Not great, not terrible –the repercussions of Ukrainegate
08 October 2019
Ukraine has been making the front page of newspapers all over the world for a couple of weeks now, due to an incriminating phone call between Donald Trump and Volodymyr Zelensky on 25th July. This conversation, the transcript of which was released on 25th September, led to the launch of an impeachment inquiry of President Trump and to the resignation of the US Special Envoy to Ukraine, Kurt Volker. But what have been the consequences for the Ukrainian President? To quote the character of Anatoly Dyatlov from the famous TV series Chernobyl, “not great, not terrible”.
Zelensky has scored an unprecedented victory in the history of Ukraine, being elected President with 73,2%. A popular comedian, with no experience in politics, he has been chosen to lead the country instead of Petro Poroshenko. Zelensky campaigned on memes and irony, promising to free Ukraine from corruption and transform it into a thriving democracy.
However, his gains did not end there. One day after his inauguration as President of Ukraine, Zelensky dissolved the Verkhovna Rada calling for parliamentary snap elections on 21st July. Despite the fact that there was no policy content in most messages during Zelensky’s presidential campaign, Ukrainians rewarded him once again, by giving his party, Servant of the People, an absolute majority in the Parliament – 254 out of 450 seats.
Zelensky is in the most favourable position to turn the country around, controlling all levels of power and having massive support from his electorate. He already delivered on some of his promises made during the campaign, by signing a bill creating the procedure to impeach a president and simplifying the firing of government officials as part of his fight against corruption.
President Zelensky is determined also to lift a longstanding ban on the sale of farmland and start a process of privatization of state-owned enterprises to boost investments and move on with the economic reforms that the country really needs.
And of course one of his biggest accomplishments in his few months of holding the presidency has been the prisoner swap between Ukraine and the Russian Federation, trading 35 prisoners each. Zelensky is undoubtedly more open towards dialogue with Putin than his predecessor and wants to show progress on the conflict resolution in Donbas. Even though the Minsk II Agreement is still far from being implemented the prisoner exchange gave hope to Ukrainians that there might be an end to this war.
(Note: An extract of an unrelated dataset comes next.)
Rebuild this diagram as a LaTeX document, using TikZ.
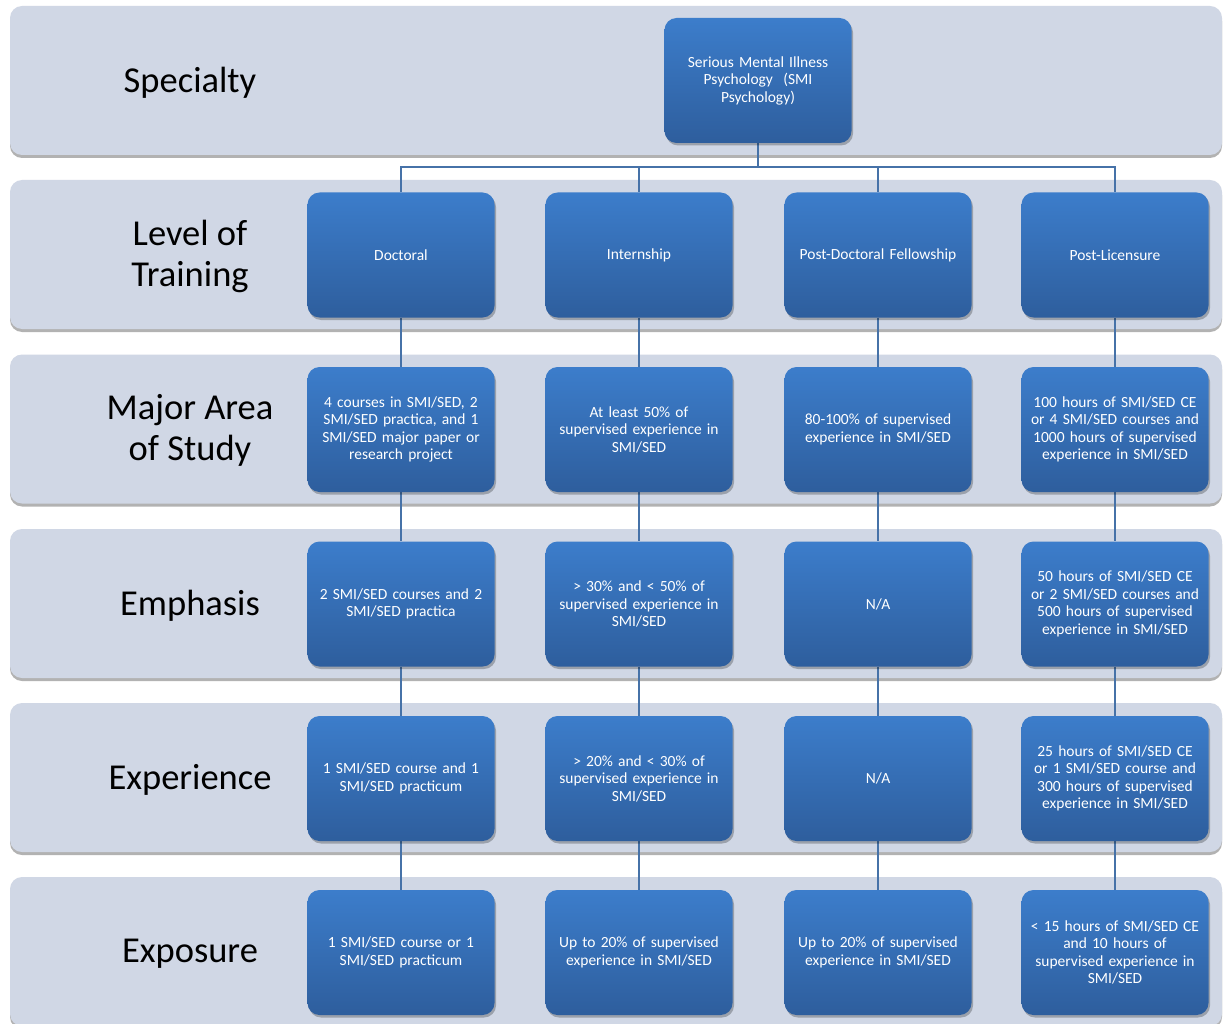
\documentclass[tikz,border=0pt]{standalone}
\usepackage{fontspec}
\setmainfont{Carlito}
\usetikzlibrary{shadows}
\definecolor{bandc}{HTML}{D0D7E5}
\definecolor{boxtop}{HTML}{3C7DCB}
\definecolor{boxbot}{HTML}{2E5E9D}
\definecolor{linec}{HTML}{4672A8}
\pgfdeclarelayer{bands}
\pgfdeclarelayer{links}
\pgfsetlayers{bands,links,main}
\tikzset{
  band/.style={rectangle, fill=bandc, rounded corners=12pt, minimum width=1212pt, minimum height=149pt, inner sep=0pt,
    drop shadow={shadow xshift=0pt, shadow yshift=-3pt, opacity=0.3, fill=black}},
  stage/.style={rectangle, rounded corners=12pt, top color=boxtop, bottom color=boxbot, draw=none,
    minimum width=187pt, minimum height=125pt, text width=186pt, text=white, align=center, inner sep=0pt,
    font=\fontsize{15.5}{17.5}\selectfont,
    drop shadow={shadow xshift=1.5pt, shadow yshift=-2.5pt, opacity=0.25, fill=black}},
  rowlabel/.style={font=\fontsize{36.5}{41}\selectfont, align=center, text=black},
  conn/.style={draw=linec, line width=1.5pt}
}
\begin{document}
\begin{tikzpicture}[x=1pt,y=-1pt]
\useasboundingbox (0,0) rectangle (1225,1024);
% bands
\begin{pgfonlayer}{bands}
\fill[white] (0,0) rectangle (1225,1024);
\node[band] (b1) at (616,80.5) {};
\node[band] (b2) at (616,254.5) {};
\node[band] (b3) at (616,429) {};
\node[band] (b4) at (616,603.5) {};
\node[band] (b5) at (616,777.5) {};
\node[band] (b6) at (616,951.5) {};
\end{pgfonlayer}
% row labels
\node[rowlabel] (l1) at (190,82.5) {Specialty};
\node[rowlabel] (l2) at (190,256) {Level of\\Training};
\node[rowlabel] (l3) at (190,430) {Major Area\\of Study};
\node[rowlabel] (l4) at (190,605.5) {Emphasis};
\node[rowlabel] (l5) at (190,779.5) {Experience};
\node[rowlabel] (l6) at (190,953.5) {Exposure};
% top
\node[stage] (top) at (758,80.5) {Serious Mental Illness\\Psychology\ \ (SMI\\Psychology)};
% column 1
\node[stage] (a2) at (401,255) {Doctoral};
\node[stage] (a3) at (401,429.5) {4 courses in SMI/SED, 2\\SMI/SED practica, and 1\\SMI/SED major paper or\\research project};
\node[stage] (a4) at (401,604) {2 SMI/SED courses and 2\\SMI/SED practica};
\node[stage] (a5) at (401,778.5) {1 SMI/SED course and 1\\SMI/SED practicum};
\node[stage] (a6) at (401,952.5) {1 SMI/SED course or 1\\SMI/SED practicum};
% column 2
\node[stage] (b2n) at (639,255) {Internship};
\node[stage] (b3n) at (639,429.5) {At least 50\% of\\supervised experience in\\SMI/SED};
\node[stage] (b4n) at (639,604) {> 30\% and < 50\% of\\supervised experience in\\SMI/SED};
\node[stage] (b5n) at (639,778.5) {> 20\% and < 30\% of\\supervised experience in\\SMI/SED};
\node[stage] (b6n) at (639,952.5) {Up to 20\% of supervised\\experience in SMI/SED};
% column 3
\node[stage] (c2) at (878,255) {Post-Doctoral Fellowship};
\node[stage] (c3) at (878,429.5) {80-100\% of supervised\\experience in SMI/SED};
\node[stage] (c4) at (878,604) {N/A};
\node[stage] (c5) at (878,778.5) {N/A};
\node[stage] (c6) at (878,952.5) {Up to 20\% of supervised\\experience in SMI/SED};
% column 4
\node[stage] (d2) at (1115,255) {Post-Licensure};
\node[stage] (d3) at (1115,429.5) {100 hours of SMI/SED CE\\or 4 SMI/SED courses and\\1000 hours of supervised\\experience in SMI/SED};
\node[stage] (d4) at (1115,604) {50 hours of SMI/SED CE\\or 2 SMI/SED courses and\\500 hours of supervised\\experience in SMI/SED};
\node[stage] (d5) at (1115,778.5) {25 hours of SMI/SED CE\\or 1 SMI/SED course and\\300 hours of supervised\\experience in SMI/SED};
\node[stage] (d6) at (1115,952.5) {< 15 hours of SMI/SED CE\\and 10 hours of\\supervised experience in\\SMI/SED};
% connectors
\coordinate (junc) at (758,167);
\begin{pgfonlayer}{links}
\draw[conn] (top.south) -- (junc);
\draw[conn] (junc) -| (a2.north);
\draw[conn] (junc) -| (b2n.north);
\draw[conn] (junc) -| (c2.north);
\draw[conn] (junc) -| (d2.north);
\draw[conn] (a2) -- (a3) -- (a4) -- (a5) -- (a6);
\draw[conn] (b2n) -- (b3n) -- (b4n) -- (b5n) -- (b6n);
\draw[conn] (c2) -- (c3) -- (c4) -- (c5) -- (c6);
\draw[conn] (d2) -- (d3) -- (d4) -- (d5) -- (d6);
\end{pgfonlayer}
\end{tikzpicture}
\end{document}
However, Zelensky’s presidency is not all fun and games. His reputation is overshadowed by his close relationship with the oligarch Kolomoisky, owner of the 1+1 Channel, where Zelensky’s show was aired, and his alleged sponsor in the elections. Also troubling, the reconfirmation of Arsen Avakov as Interior Minister, an obstructionist to legal reforms who is tainted by numerous corruption allegations that he denies.
The real trouble on the international scene though, began for Zelensky only on September 25, when the White House released a memorandum of a phone conversation between President Trump and Zelensky himself, in late July. Apparently, shortly before this call, Trump had ordered $391.5 million in military aid to Ukraine to be frozen, to then pressure Zelensky to look into the case of Joe Biden’s son in relation to his position on the Board of the oil and gas company Burisma.
The speaker for the US House of Representatives launched an impeachment inquiry into Trump immediately after the release of the memorandum and the first head to fly was that of Kurt Volker. He was appointed as a special envoy on Ukraine in July 2017 and was involved in negotiations over the conflict in Donbas.
Volker has facilitated a meeting between Trump’s lawyer Rudy Giuliani and Zelensky’s advisor Andriy Yermak, which made him look involved in the scandal. However, Ukraine considers Volker’s resignation a big loss as he was highly regarded in the country and seemed to be the “voice of reason” in the U.S. -Ukraine relations.
This situation, however, did not have a terrible impact on the Ukrainian President. For sure he will have some explaining to do to France and Germany, after openly criticising Emmanuel Macron and Angela Merkel in the incriminating phone call. Zelensky complained about the lack of support to Ukraine from the EU while praising all the United States is doing for his country. However, in the age of unaccountability for what one says, and considering his lack of political experience, he will most likely be quickly forgiven.
With regards to Ukrainian population, if Volodymyr Zelensky brings peace to Donbas, creates better economic conditions for the country and takes even some tiny steps in eradicating corruption, they will not withdraw their support for the new President. According to the Rating Group poll, 71% of Ukrainians are satisfied with Zelensky’s work.
Recent developments in the conflict resolution will gain him even more support among people who feel the war fatigue. On October 1st, Zelensky agreed to the “Steinmeier Formula”, allowing local elections in the Eastern regions of Ukraine under the control of the separatist supported by Russia. One has to agree that with this decision he got back into EU’s good graces quite quickly paving also the way for the Normandy Four meeting.
Even with some missteps along the way, for now, Zelensky is still being given the benefit of the doubt by both the international community and his electorate and at least for the time being his support in the country is likely to stay at 70%.